Member of 17th Uttar Pradesh Legislative Assembly
- In office March 2017 – March 2022
- Succeeded by: Raj Prasad Upadhyay
- Constituency: Sadar

Member of 18th Uttar Pradesh Legislative Assembly
- Incumbent
- Assumed office March 2022
- Preceded by: Devmani Dwivedi
- Constituency: Lambhua

Personal details
- Born: 1948 (age 77–78) Sultanpur, Uttar Pradesh
- Party: Bharatiya Janata Party
- Spouse: Pushpa Verma
- Parent: Shivnath Verma (father);
- Occupation: Politician

= Sitaram Verma =

Indian politician

Sitaram Verma is an Indian politician currently serving as a member of the 18th Uttar Pradesh Assembly. He is a member of the Bharatiya Janata Party and represents the Lambhua Assembly constituency from Sultanpur district.

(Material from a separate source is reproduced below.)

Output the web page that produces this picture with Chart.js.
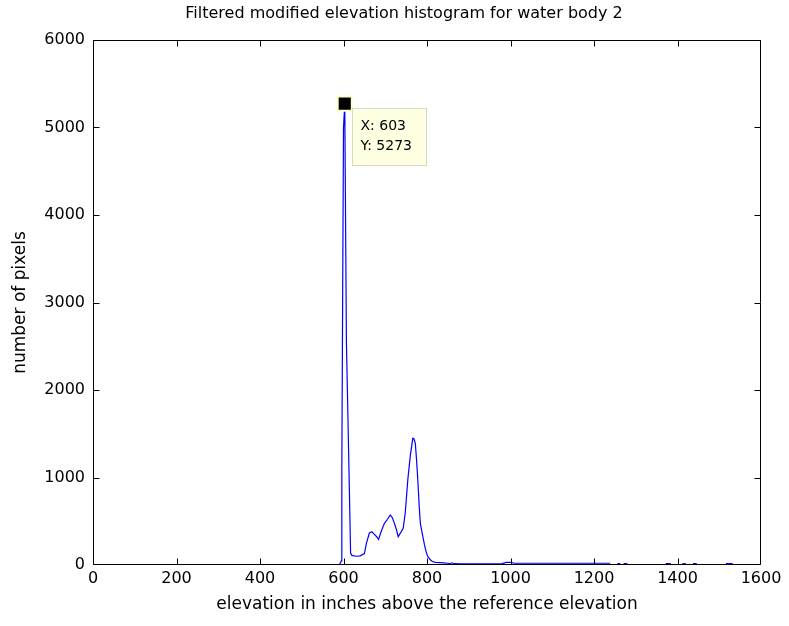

He previously served as a member of the 17th Uttar Pradesh Assembly, representing the Sadar Assembly constituency.

==Political career==
Following the 2022 Uttar Pradesh Legislative Assembly election he was elected as an MLA from the Lambhua Assembly constituency after defeating Samajwadi Party (SWP) candidate Santosh Pandey by a margin of 95,33 votes.

== Personal life ==
Sitaram Verma was born to Shivnath Verma and his wife in Sultanpur in 1948 in a family. Sitaram is married to Pushpa Verma and lives with his family of six in Lucknow.